Raised By Wolves
"The underground does not exist." According to critic Byron Coley, that's how Spin defended the termination of its underground music column (and its writer) in the early '90s. In retrospect, of course, the magazine's judgment looks more than a little dunderheaded. Sure, grunge rock then obscured the airwaves, leaving little space for anything not clad in flannel. But an international army of out-rock musicians (like Japan's Boredoms and U.S. freaks Born Against) were fermented deep underneath, plotting musical arcs that would soon prove Spin's dictum to be as misguided as it sounds today.

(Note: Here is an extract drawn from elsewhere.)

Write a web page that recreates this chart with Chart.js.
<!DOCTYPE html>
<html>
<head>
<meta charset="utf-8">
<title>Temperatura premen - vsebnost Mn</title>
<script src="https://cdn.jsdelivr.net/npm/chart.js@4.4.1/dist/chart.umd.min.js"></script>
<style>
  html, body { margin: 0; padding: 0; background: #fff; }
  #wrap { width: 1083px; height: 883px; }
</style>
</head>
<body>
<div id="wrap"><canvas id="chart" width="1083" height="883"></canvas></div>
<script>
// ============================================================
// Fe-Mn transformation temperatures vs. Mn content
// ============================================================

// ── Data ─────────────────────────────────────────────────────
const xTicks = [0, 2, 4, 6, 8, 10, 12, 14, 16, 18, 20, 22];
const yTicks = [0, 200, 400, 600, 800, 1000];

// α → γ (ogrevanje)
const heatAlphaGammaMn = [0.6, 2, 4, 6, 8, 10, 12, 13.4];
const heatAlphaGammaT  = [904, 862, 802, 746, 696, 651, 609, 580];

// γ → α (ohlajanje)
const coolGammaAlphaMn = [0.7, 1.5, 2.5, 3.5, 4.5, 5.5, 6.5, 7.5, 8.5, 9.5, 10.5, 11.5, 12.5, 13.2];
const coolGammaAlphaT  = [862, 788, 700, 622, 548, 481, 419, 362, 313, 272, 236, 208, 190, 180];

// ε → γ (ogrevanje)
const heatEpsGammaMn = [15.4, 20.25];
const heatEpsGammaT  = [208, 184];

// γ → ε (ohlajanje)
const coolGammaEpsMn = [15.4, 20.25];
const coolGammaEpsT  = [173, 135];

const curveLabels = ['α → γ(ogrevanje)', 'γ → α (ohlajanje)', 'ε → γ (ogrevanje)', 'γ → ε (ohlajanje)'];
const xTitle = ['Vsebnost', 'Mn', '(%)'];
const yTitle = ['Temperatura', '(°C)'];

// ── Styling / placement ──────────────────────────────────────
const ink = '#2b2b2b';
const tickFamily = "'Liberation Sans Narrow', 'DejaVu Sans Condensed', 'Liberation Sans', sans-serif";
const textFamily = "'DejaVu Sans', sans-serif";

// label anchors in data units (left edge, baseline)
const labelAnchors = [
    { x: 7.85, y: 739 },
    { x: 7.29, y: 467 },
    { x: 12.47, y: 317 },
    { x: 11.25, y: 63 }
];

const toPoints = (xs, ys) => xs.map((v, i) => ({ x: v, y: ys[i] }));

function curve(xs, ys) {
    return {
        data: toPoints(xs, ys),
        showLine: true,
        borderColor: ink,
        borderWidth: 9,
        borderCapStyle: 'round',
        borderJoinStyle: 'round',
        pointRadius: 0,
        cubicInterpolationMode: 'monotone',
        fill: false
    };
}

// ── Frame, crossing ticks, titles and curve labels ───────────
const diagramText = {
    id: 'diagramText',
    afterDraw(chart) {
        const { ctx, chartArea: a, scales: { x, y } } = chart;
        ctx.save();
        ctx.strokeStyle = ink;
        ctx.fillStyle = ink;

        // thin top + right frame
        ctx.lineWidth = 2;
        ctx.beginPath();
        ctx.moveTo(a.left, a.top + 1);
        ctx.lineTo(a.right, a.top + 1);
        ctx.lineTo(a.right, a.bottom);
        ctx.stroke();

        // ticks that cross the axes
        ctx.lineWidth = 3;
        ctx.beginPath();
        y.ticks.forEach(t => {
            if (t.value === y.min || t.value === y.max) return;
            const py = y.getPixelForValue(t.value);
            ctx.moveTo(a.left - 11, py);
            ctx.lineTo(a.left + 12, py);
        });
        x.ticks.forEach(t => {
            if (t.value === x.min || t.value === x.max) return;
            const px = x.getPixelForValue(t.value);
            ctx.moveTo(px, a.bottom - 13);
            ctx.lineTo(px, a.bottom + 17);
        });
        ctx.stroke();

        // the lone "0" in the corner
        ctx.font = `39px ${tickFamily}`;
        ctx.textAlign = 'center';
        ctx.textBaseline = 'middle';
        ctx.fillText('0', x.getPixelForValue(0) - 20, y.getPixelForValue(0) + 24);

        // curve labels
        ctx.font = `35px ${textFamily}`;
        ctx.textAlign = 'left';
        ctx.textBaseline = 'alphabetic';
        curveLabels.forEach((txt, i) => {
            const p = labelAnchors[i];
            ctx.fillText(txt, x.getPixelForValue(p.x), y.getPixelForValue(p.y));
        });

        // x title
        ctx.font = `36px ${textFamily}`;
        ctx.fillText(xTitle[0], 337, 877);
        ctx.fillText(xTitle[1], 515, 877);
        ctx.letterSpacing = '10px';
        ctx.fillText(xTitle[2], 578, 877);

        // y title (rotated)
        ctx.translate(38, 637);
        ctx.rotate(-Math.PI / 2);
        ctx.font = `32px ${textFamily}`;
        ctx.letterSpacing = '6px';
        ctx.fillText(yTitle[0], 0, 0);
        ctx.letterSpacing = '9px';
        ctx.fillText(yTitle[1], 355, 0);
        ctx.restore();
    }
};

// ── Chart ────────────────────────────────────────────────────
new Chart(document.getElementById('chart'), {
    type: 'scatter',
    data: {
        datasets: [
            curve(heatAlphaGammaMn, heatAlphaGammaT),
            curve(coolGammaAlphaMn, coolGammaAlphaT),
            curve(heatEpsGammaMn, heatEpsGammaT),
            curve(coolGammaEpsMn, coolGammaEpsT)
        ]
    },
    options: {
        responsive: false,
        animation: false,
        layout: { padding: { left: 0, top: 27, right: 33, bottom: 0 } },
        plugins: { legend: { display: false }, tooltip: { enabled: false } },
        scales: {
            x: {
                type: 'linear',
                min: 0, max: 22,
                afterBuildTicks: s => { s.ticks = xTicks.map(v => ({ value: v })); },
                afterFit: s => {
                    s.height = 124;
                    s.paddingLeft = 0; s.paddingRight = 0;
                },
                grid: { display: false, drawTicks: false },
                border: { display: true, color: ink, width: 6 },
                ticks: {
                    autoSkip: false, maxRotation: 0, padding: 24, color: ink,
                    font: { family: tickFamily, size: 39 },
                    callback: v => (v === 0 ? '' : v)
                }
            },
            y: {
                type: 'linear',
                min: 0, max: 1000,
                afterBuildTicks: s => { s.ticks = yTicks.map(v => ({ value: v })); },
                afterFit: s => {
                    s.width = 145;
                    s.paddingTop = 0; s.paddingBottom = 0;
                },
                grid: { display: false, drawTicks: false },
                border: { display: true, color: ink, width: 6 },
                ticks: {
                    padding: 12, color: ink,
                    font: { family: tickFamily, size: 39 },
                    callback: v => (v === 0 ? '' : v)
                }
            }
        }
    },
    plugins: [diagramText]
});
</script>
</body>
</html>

But the source of Spin's confusion is perhaps understandable, especially now, with the artistically anemic Clear Channel monopolizing the popular consciousness. After all, the underground is hard to find amid the neon glare of the strip mall. Its various trajectories are transmitted not by mass communication but instead, like Pynchon's W.A.S.T.E. mail carriers, by signs and ciphers invisible to all but the most acutely focused. Those above ground might never even notice the subterranean signs of life on water-sodden flyers bearing strangely foreboding names: Hair Police, Glass Candy, Incapacitants. Perhaps that's how so many have missed the visceral nerve damage of Ann Arbor, Michigan's Wolf Eyes, the broken-electronics/horns/voice trio who are returning to the Twin Cities to destroy another out-of-the-way venue.

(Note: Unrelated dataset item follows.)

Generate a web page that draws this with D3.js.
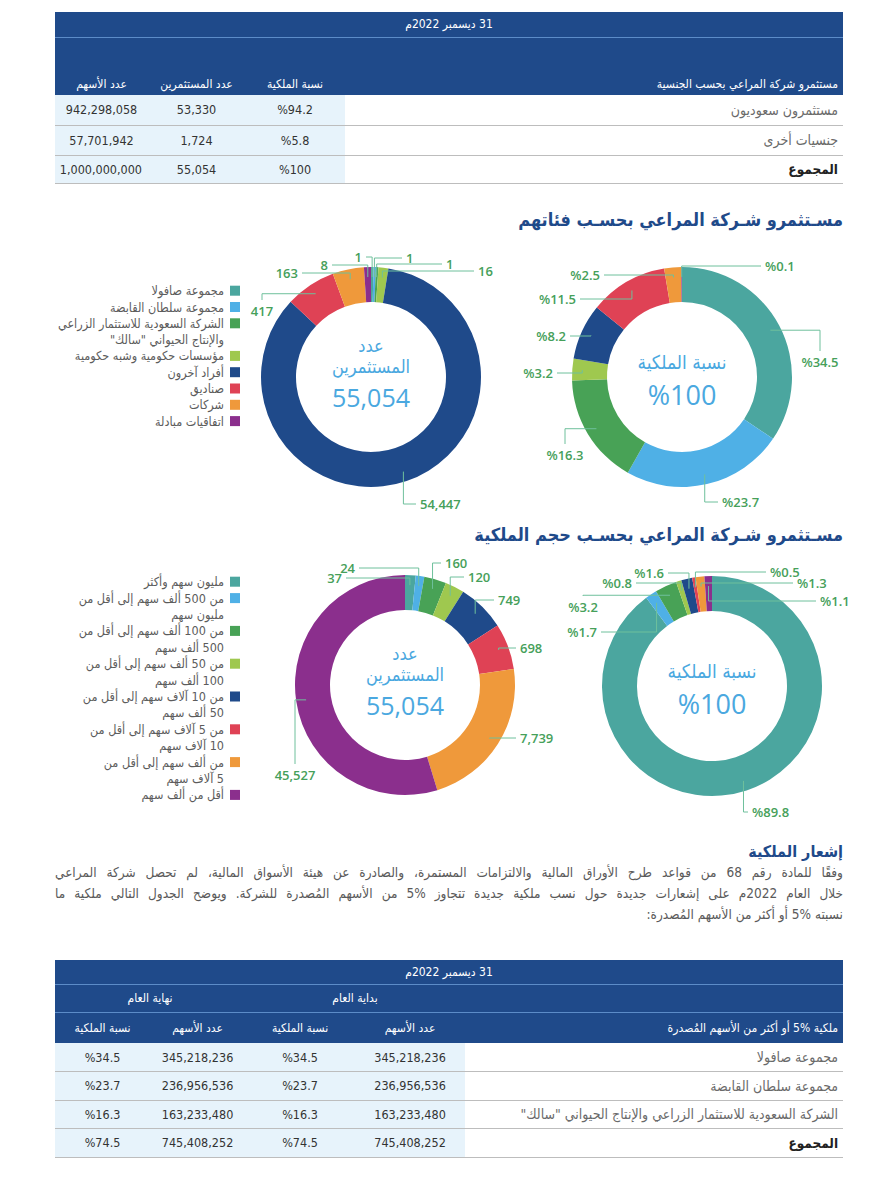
<!DOCTYPE html>
<html lang="ar">
<head>
<meta charset="utf-8">
<script src="https://cdn.jsdelivr.net/npm/d3@7"></script>
<style>
  body { margin: 0; background: #fff; font-family: "DejaVu Sans Condensed", "DejaVu Sans", sans-serif; }
  #page { position: relative; width: 888px; height: 1200px; overflow: hidden; }
  .tbl { position: absolute; border-collapse: collapse; direction: rtl; table-layout: fixed; font-size: 12px; }
  .tbl th { background: #1f4a8a; color: #fff; font-weight: normal; padding: 0 6px; text-align: center; }
  .tbl th.lab { text-align: right; }
  .tbl tr.top th { border-bottom: 1px solid #5c8cc8; }
  .tbl td { padding: 0 6px; border-bottom: 1.5px solid #bdbdbd; }
  .tbl td.num { background: #e7f3fb; text-align: center; color: #333; font-size: 12.5px; }
  .tbl td.lab { text-align: right; color: #6a6a6a; font-size: 14px; }
  .tbl tr.total td.lab { color: #222; font-weight: bold; font-size: 13.5px; }
  .title { position: absolute; right: 45px; direction: rtl; color: #1f4a8a; font-weight: bold; font-size: 18px; white-space: nowrap; }
  .para { position: absolute; left: 55px; width: 788px; direction: rtl; color: #5a5a5a; font-size: 13.5px; }
  .para div { height: 21px; line-height: 21px; white-space: nowrap; }
  .para div.j { text-align: justify; text-align-last: justify; white-space: normal; }
  svg { position: absolute; left: 0; top: 0; pointer-events: none; }
</style>
</head>
<body>
<div id="page"></div>
<script>
// ---- data ----
const nationalityNames = ['مستثمرون سعوديون', 'جنسيات أخرى'];
const nationalityOwnership = [94.2, 5.8];
const nationalityInvestors = [53330, 1724];
const nationalityShares = [942298058, 57701942];

const categoryNames = [
  ['مجموعة صافولا'],
  ['مجموعة سلطان القابضة'],
  ['الشركة السعودية للاستثمار الزراعي', 'والإنتاج الحيواني "سالك"'],
  ['مؤسسات حكومية وشبه حكومية'],
  ['أفراد آخرون'],
  ['صناديق'],
  ['شركات'],
  ['اتفاقيات مبادلة']
];
const categoryInvestors = [1, 1, 1, 16, 54447, 417, 163, 8];
const categoryOwnership = [34.5, 23.7, 16.3, 3.2, 8.2, 11.5, 2.5, 0.1];

const sizeNames = [
  ['مليون سهم وأكثر'],
  ['من 500 ألف سهم إلى أقل من', 'مليون سهم'],
  ['من 100 ألف سهم إلى أقل من', '500 ألف سهم'],
  ['من 50 ألف سهم إلى أقل من', '100 ألف سهم'],
  ['من 10 آلاف سهم إلى أقل من', '50 ألف سهم'],
  ['من 5 آلاف سهم إلى أقل من', '10 آلاف سهم'],
  ['من ألف سهم إلى أقل من', '5 آلاف سهم'],
  ['أقل من ألف سهم']
];
const sizeInvestors = [37, 24, 160, 120, 749, 698, 7739, 45527];
const sizeOwnership = [89.8, 1.7, 3.2, 0.8, 1.6, 0.5, 1.3, 1.1];

const holderNames = ['مجموعة صافولا', 'مجموعة سلطان القابضة', 'الشركة السعودية للاستثمار الزراعي والإنتاج الحيواني "سالك"'];
const holderSharesStart = [345218236, 236956536, 163233480];
const holderOwnershipStart = [34.5, 23.7, 16.3];
const holderSharesEnd = [345218236, 236956536, 163233480];
const holderOwnershipEnd = [34.5, 23.7, 16.3];

// ---- style ----
const palette = ['#4ba69f', '#4fb0e6', '#48a256', '#9fc84f', '#1f4a8a', '#df4255', '#ef993b', '#8b2f8d'];
const leaderColor = '#6fc09c';
const labelColor = '#46a05a';
const centerColor = '#4aa8e0';

const fmt = d3.format(',');
const pct = v => '%' + (+v.toFixed(1));
const rtl = s => '\u200F' + s + '\u200F';

const page = d3.select('#page');

// ---- top table: by nationality ----
const t1 = page.append('table').attr('class', 'tbl')
  .style('left', '55px').style('top', '12px').style('width', '788px');
const cg1 = t1.append('colgroup');
[498, 100, 97, 93].forEach(w => cg1.append('col').style('width', w + 'px'));
t1.append('tr').attr('class', 'top').style('height', '25px')
  .append('th').attr('colspan', 4).text('31 ديسمبر 2022م');
const h1 = t1.append('tr').style('height', '58px');
['مستثمرو شركة المراعي بحسب الجنسية', 'نسبة الملكية', 'عدد المستثمرين', 'عدد الأسهم'].forEach((s, i) =>
  h1.append('th').attr('class', i === 0 ? 'lab' : null).style('vertical-align', 'bottom')
    .style('padding-bottom', '4px').style('padding-right', i === 0 ? '5px' : null).text(s));
const rows1 = nationalityNames.map((n, i) => [n, pct(nationalityOwnership[i]), fmt(nationalityInvestors[i]), fmt(nationalityShares[i])]);
rows1.push(['المجموع', pct(d3.sum(nationalityOwnership)), fmt(d3.sum(nationalityInvestors)), fmt(d3.sum(nationalityShares))]);
rows1.forEach((r, ri) => {
  const tr = t1.append('tr').attr('class', ri === rows1.length - 1 ? 'total' : null)
    .style('height', ri === rows1.length - 1 ? '28px' : '30px');
  r.forEach((c, ci) => tr.append('td').attr('class', ci === 0 ? 'lab' : 'num')
    .style('padding-right', ci === 0 ? '5px' : null).text(c));
});

// ---- section titles ----
page.append('div').attr('class', 'title').style('top', '209px').text('مسـتثمرو شـركة المراعي بحسـب فئاتهم');
page.append('div').attr('class', 'title').style('top', '524px').text('مسـتثمرو شـركة المراعي بحسـب حجم الملكية');

// ---- paragraph ----
page.append('div').attr('class', 'title').style('top', '842px').style('font-size', '16px').text('إشعار الملكية');
const para = page.append('div').attr('class', 'para').style('top', '862px');
para.append('div').attr('class', 'j').text('وفقًا للمادة رقم 68 من قواعد طرح الأوراق المالية والالتزامات المستمرة، والصادرة عن هيئة الأسواق المالية، لم تحصل شركة المراعي');
para.append('div').attr('class', 'j').text('خلال العام 2022م على إشعارات جديدة حول نسب ملكية جديدة تتجاوز %5 من الأسهم المُصدرة للشركة. ويوضح الجدول التالي ملكية ما');
para.append('div').text('نسبته %5 أو أكثر من الأسهم المُصدرة:');

// ---- bottom table: holders of 5% or more ----
const t2 = page.append('table').attr('class', 'tbl')
  .style('left', '55px').style('top', '960px').style('width', '788px');
const cg2 = t2.append('colgroup');
[378, 110, 110, 95, 95].forEach(w => cg2.append('col').style('width', w + 'px'));
t2.append('tr').attr('class', 'top').style('height', '24px')
  .append('th').attr('colspan', 5).text('31 ديسمبر 2022م');
const g2 = t2.append('tr').attr('class', 'top').style('height', '28px');
g2.append('th');
g2.append('th').attr('colspan', 2).text('بداية العام');
g2.append('th').attr('colspan', 2).text('نهاية العام');
const h2 = t2.append('tr').style('height', '31px');
['ملكية %5 أو أكثر من الأسهم المُصدرة', 'عدد الأسهم', 'نسبة الملكية', 'عدد الأسهم', 'نسبة الملكية'].forEach((s, i) =>
  h2.append('th').attr('class', i === 0 ? 'lab' : null).style('padding-right', i === 0 ? '5px' : null).text(s));
const rows2 = holderNames.map((n, i) => [n, fmt(holderSharesStart[i]), pct(holderOwnershipStart[i]), fmt(holderSharesEnd[i]), pct(holderOwnershipEnd[i])]);
rows2.push(['المجموع', fmt(d3.sum(holderSharesStart)), pct(d3.sum(holderOwnershipStart)), fmt(d3.sum(holderSharesEnd)), pct(d3.sum(holderOwnershipEnd))]);
rows2.forEach((r, ri) => {
  const tr = t2.append('tr').attr('class', ri === rows2.length - 1 ? 'total' : null).style('height', '28.5px');
  r.forEach((c, ci) => tr.append('td').attr('class', ci === 0 ? 'lab' : 'num')
    .style('padding-right', ci === 0 ? '5px' : null).text(c));
});

// ---- donut charts ----
const svg = page.append('svg').attr('width', 888).attr('height', 1200);
const arc = d3.arc().innerRadius(75).outerRadius(110);
const anchorR = 100;

// counts are drawn on a sqrt scale so the small groups stay visible, as in the source
const countWeight = values => {
  const s = d3.scaleSqrt().domain([0, d3.max(values)]).range([0, 1]);
  return v => s(v);
};

function donut(cx, cy, values, weight, format, layout, center) {
  const g = svg.append('g').attr('transform', `translate(${cx},${cy})`);
  const arcs = d3.pie().sort(null).value(weight)(values);

  g.selectAll('path.slice').data(arcs).join('path')
    .attr('class', 'slice')
    .attr('d', arc)
    .attr('fill', (d, i) => palette[i]);

  arcs.forEach((d, i) => {
    const a = (d.startAngle + d.endAngle) / 2;
    const ax = Math.sin(a) * anchorR, ay = -Math.cos(a) * anchorR;
    const [lx, ly, bend] = layout[i];
    let pts, anchor;
    if (bend === 'h') {
      const s = lx > ax ? 1 : -1;
      pts = [[ax, ay], [ax, ly], [lx - 4 * s, ly]];
      anchor = s > 0 ? 'start' : 'end';
    } else {
      const s = ly > ay ? 1 : -1;
      pts = [[ax, ay], [lx, ay], [lx, ly - 11 * s]];
      anchor = 'middle';
    }
    g.append('path')
      .attr('d', d3.line()(pts))
      .attr('fill', 'none')
      .attr('stroke', leaderColor)
      .attr('stroke-width', 1);
    g.append('text')
      .attr('x', lx).attr('y', ly)
      .attr('dominant-baseline', 'central')
      .attr('text-anchor', anchor)
      .attr('fill', labelColor)
      .style('font-family', '"Open Sans", sans-serif')
      .style('font-weight', 600)
      .style('font-size', '13px')
      .text(format(values[i]));
  });

  center.forEach(c => {
    g.append('text')
      .attr('y', c.y)
      .attr('text-anchor', 'middle')
      .attr('dominant-baseline', 'central')
      .attr('fill', centerColor)
      .style('font-family', c.num ? '"Open Sans", sans-serif' : '"DejaVu Sans Condensed", sans-serif')
      .style('font-weight', c.num ? 500 : 'normal')
      .style('font-size', c.size + 'px')
      .text(c.num ? c.text : rtl(c.text));
  });
}

function legend(x, y0, names, lineH) {
  const g = svg.append('g');
  let line = 0;
  names.forEach((lines, i) => {
    const y = y0 + line * lineH;
    g.append('rect').attr('x', x + 6).attr('y', y - 5).attr('width', 10).attr('height', 10).attr('fill', palette[i]);
    lines.forEach((s, k) => {
      g.append('text')
        .attr('x', x).attr('y', y + k * lineH)
        .attr('text-anchor', 'end')
        .attr('dominant-baseline', 'central')
        .attr('fill', '#5c5c5c')
        .style('font-size', '12.5px')
        .text(rtl(s));
    });
    line += lines.length;
  });
}

const countCenter = total => [
  { text: 'عدد', y: -32, size: 18 },
  { text: 'المستثمرين', y: -11, size: 18 },
  { text: fmt(total), y: 20, size: 25, num: true }
];
const shareCenter = total => [
  { text: 'نسبة الملكية', y: -15, size: 19 },
  { text: pct(Math.round(total)), y: 17, size: 27, num: true }
];

// label placement relative to each ring centre: [x, y, bend]
donut(371, 377, categoryInvestors, countWeight(categoryInvestors), fmt, [
  [-9, -120, 'h'], [35, -119, 'h'], [75, -113, 'h'], [107, -106, 'h'],
  [49, 127, 'h'], [-109, -66, 'v'], [-73, -104, 'h'], [-43, -112, 'h']
], countCenter(d3.sum(categoryInvestors)));

donut(682, 377, categoryOwnership, d => d, pct, [
  [138, -15, 'v'], [40, 125, 'h'], [-117, 78, 'v'], [-129, -4, 'h'],
  [-116, -41, 'h'], [-106, -78, 'h'], [-82, -102, 'h'], [83, -111, 'h']
], shareCenter(d3.sum(categoryOwnership)));

donut(405, 685, sizeInvestors, countWeight(sizeInvestors), fmt, [
  [-63, -107, 'h'], [-50, -117, 'h'], [40, -122, 'h'], [63, -108, 'h'],
  [93, -85, 'h'], [115, -37, 'h'], [115, 53, 'h'], [-110, 90, 'v']
], countCenter(d3.sum(sizeInvestors)));

donut(712, 686, sizeOwnership, d => d, pct, [
  [40, 126, 'h'], [-115, -54, 'h'], [-129, -79, 'v'], [-80, -103, 'h'],
  [-48, -113, 'h'], [58, -114, 'h'], [85, -103, 'h'], [108, -85, 'h']
], shareCenter(d3.sum(sizeOwnership)));

legend(224, 290.7, categoryNames, 16.3);
legend(224, 581.7, sizeNames, 16.4);
</script>
</body>
</html>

Explains, maybe, but doesn't forgive, since Wolf Eyes' home-spliced, beer-fueled skullfuckery is just about the most exciting thing to spring out of the experimental music community in god knows how long. Fusing the junkyard hotwiring pioneered by Throbbing Gristle with the terrifying reverberations of dub and glitch obsessions of laptop-tronics, Wolf Eyes' sound is at once uniquely their own and uniquely American. Seeing them onstage, their monstrous downbeat corroding under walls of distortion spewed from boxes of overdriven RadioShack gadgets, it's hard not to read Wolf Eyes as a febrile howl of the American industrial wasteland, stretching from backwater Brooklyn to the sprawl of downtown Oakland.

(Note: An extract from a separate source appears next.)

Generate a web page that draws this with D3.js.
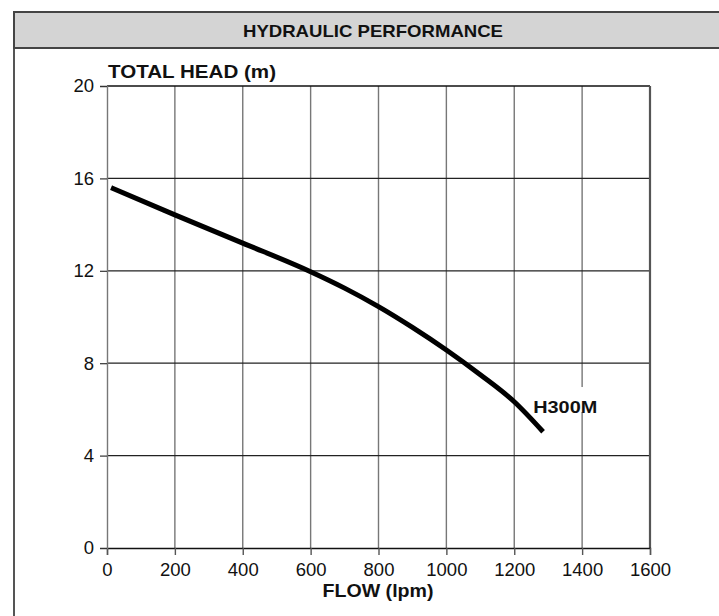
<!DOCTYPE html>
<html>
<head>
<meta charset="utf-8">
<script src="https://cdn.jsdelivr.net/npm/d3@7"></script>
<style>
  html, body { margin: 0; padding: 0; background: #fff; }
  svg { display: block; }
  text { font-family: "Liberation Sans", Arial, sans-serif; }
  .tick text { font-size: 18.5px; }
</style>
</head>
<body>
<svg id="chart" width="719" height="616"></svg>
<script>
// ---- data ----
const chartTitle = "HYDRAULIC PERFORMANCE";
const yTitle = "TOTAL HEAD (m)";
const xTitle = "FLOW (lpm)";
const seriesName = "H300M";
const flow = [12, 200, 400, 600, 700, 800, 900, 1000, 1100, 1200, 1285];
const head = [15.6, 14.42, 13.2, 11.96, 11.25, 10.45, 9.55, 8.57, 7.5, 6.33, 5.03];
const xTicks = [0, 200, 400, 600, 800, 1000, 1200, 1400, 1600];
const yTicks = [0, 4, 8, 12, 16, 20];

// ---- layout ----
const W = 719, H = 616;
const plot = { left: 107, top: 86, right: 650, bottom: 548 };

const svg = d3.select("#chart");

// outer frame and header
svg.append("rect").attr("x", 14).attr("y", 12).attr("width", W + 10).attr("height", H + 10)
  .attr("fill", "#fff").attr("stroke", "#555").attr("stroke-width", 2);
svg.append("rect").attr("x", 14).attr("y", 12).attr("width", W + 10).attr("height", 36)
  .attr("fill", "#d4d4d4").attr("stroke", "#444").attr("stroke-width", 2);
svg.append("text").attr("x", 373).attr("y", 37).attr("text-anchor", "middle")
  .attr("font-size", 17).attr("font-weight", "bold").attr("fill", "#111")
  .attr("textLength", 260).attr("lengthAdjust", "spacingAndGlyphs")
  .text(chartTitle);

const x = d3.scaleLinear().domain([0, 1600]).range([plot.left, plot.right]);
const y = d3.scaleLinear().domain([0, 20]).range([plot.bottom, plot.top]);

// vertical grid lines
svg.append("g").selectAll("line").data(xTicks.slice(1, -1)).join("line")
  .attr("x1", d => x(d)).attr("x2", d => x(d))
  .attr("y1", plot.top).attr("y2", plot.bottom)
  .attr("stroke", "#777").attr("stroke-width", 1.4);
// horizontal grid lines
svg.append("g").selectAll("line").data(yTicks.slice(1, -1)).join("line")
  .attr("x1", plot.left).attr("x2", plot.right)
  .attr("y1", d => y(d)).attr("y2", d => y(d))
  .attr("stroke", "#222").attr("stroke-width", 1.2);
// plot border
svg.append("line").attr("x1", plot.left).attr("x2", plot.right)
  .attr("y1", plot.top).attr("y2", plot.top).attr("stroke", "#111").attr("stroke-width", 1.3);
svg.append("line").attr("x1", plot.right).attr("x2", plot.right)
  .attr("y1", plot.top).attr("y2", plot.bottom).attr("stroke", "#555").attr("stroke-width", 2.2);

// axes
const xAxis = d3.axisBottom(x).tickValues(xTicks).tickSize(7).tickPadding(8).tickFormat(d3.format("d"));
const yAxis = d3.axisLeft(y).tickValues(yTicks).tickSize(7).tickPadding(6).tickFormat(d3.format("d"));

const gx = svg.append("g").attr("transform", `translate(0,${plot.bottom})`).call(xAxis);
gx.attr("font-size", 18.5).attr("font-family", "'Liberation Sans', Arial, sans-serif");
gx.select(".domain").attr("stroke", "#111").attr("stroke-width", 1.3);
gx.selectAll(".tick line").attr("stroke", "#555").attr("stroke-width", 1.4);
gx.selectAll(".tick text").attr("font-size", 18.5).attr("fill", "#111");

const gy = svg.append("g").attr("transform", `translate(${plot.left},0)`).call(yAxis);
gy.attr("font-size", 18.5).attr("font-family", "'Liberation Sans', Arial, sans-serif");
gy.select(".domain").attr("stroke", "#777").attr("stroke-width", 1.4);
gy.selectAll(".tick line").attr("stroke", "#333").attr("stroke-width", 1.2);
gy.selectAll(".tick text").attr("font-size", 18.5).attr("fill", "#111");

// axis titles
svg.append("text").attr("x", 108).attr("y", 78)
  .attr("font-size", 18).attr("font-weight", "bold").attr("fill", "#111")
  .attr("textLength", 168).attr("lengthAdjust", "spacingAndGlyphs")
  .text(yTitle);
svg.append("text").attr("x", 378).attr("y", 597).attr("text-anchor", "middle")
  .attr("font-size", 17.5).attr("font-weight", "bold").attr("fill", "#111")
  .attr("textLength", 111).attr("lengthAdjust", "spacingAndGlyphs")
  .text(xTitle);

// curve
const line = d3.line().x((d, i) => x(flow[i])).y(d => y(d)).curve(d3.curveMonotoneX);
svg.append("path").datum(head).attr("d", line)
  .attr("fill", "none").attr("stroke", "#000").attr("stroke-width", 5)
  .attr("stroke-linecap", "butt").attr("stroke-linejoin", "round");

// series label with white backing
const lx = x(1200) + 19, ly = y(5.8);
svg.append("rect").attr("x", lx - 2).attr("y", ly - 27).attr("width", 70).attr("height", 25)
  .attr("fill", "#fff");
svg.append("text").attr("x", lx).attr("y", ly - 1)
  .attr("font-size", 16.5).attr("font-weight", "bold").attr("fill", "#111")
  .attr("textLength", 64).attr("lengthAdjust", "spacingAndGlyphs")
  .text(seriesName);
</script>
</body>
</html>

Of course, they'd probably disagree: I admit, I'm being too pseudo-poetical in my analysis, when Wolf Eyes admits no analysis, their frigid cacophony instead shaking from the gut. Certainly there's little poetry amid their forays into recorded sound, from the dyspeptic squalor of last year's Dread (Bulb) to the stress-test swagger of Dread Hills (Troubleman Unlimited) to the countless tape and CD-R emissions from Wolf Eyes' Aaron Dilloway's Hanson Records imprint. Thud, squeal, screech: It's all output, output, output, no emphasis on the finished product or the grand artistic statement. Indeed, the untrained ear would be hard-pressed to discern a difference between any of their records, since each flows with the unassailable internal logic of the philosophical tract, or the rantings of a barroom drunk.
That's not to say it's Wolf Eyes' fault, but rather an insight into our own limited relationship to recorded sound. Thinking of their records as an "each" is probably the fatal mistake. Like the obtuse vinyl issuances of Jandek, the mystery Texan who since 1978 has released 33 albums of monotonously detuned guitar, Wolf Eyes' records don't make sense when considered individually. Rather, the sea of tapes, records, and compact discs (at least 40 releases stretching back to 1997) form a network, a connect-the-dots puzzle wiring together the headbang of Dread's "Wretched Hog" to the surprisingly ambient set documented on their recent self-titled DVD-R. Progression isn't the priority; interest lies instead in constant exploration, wherever-the-fuck it ends up going. And it goes to some pretty fucked places, as those who've made it through the band's cassette retrospective Slicer (Hanson) can attest--if they still have their sanity, or their hearing, that is.
There's a still larger point here, because Wolf Eyes aren't just one of the most terrifying groups to stake a claim to the stage (seriously: After their last show my ribs hurt for days). More than that, Wolf Eyes are a microcosm of the communal nature of the (anti-)musical underground that makes the praxis so indigestible to the pages of Spin. Philosopher Gilles Deleuze imagined the rhizome, the non-hierarchical relationship between a set of interrelated points, as a model for a utopian society. In many ways the underground makes that theory practice. No band makes sense without any other. Wolf Eyes are no more than the aggregation of musical malpractice that dissects America and beyond, spewing forth a thousand like-minded bands intent on claiming their own piece of beautiful unholy noise.
I'm talking like a critic again: Forgive me. It's hard not to blather when your head is still reeling from seeing Wolf Eyes a month ago. You owe yourself the opportunity to see them, if even only once. And you owe Wolf Eyes enough to show up early for the storied surrealism of Caroliner Rainbow and to stay late for the inspired strangled guitar of Michael Yonkers. After all, they're just pieces of the same bewildering puzzle.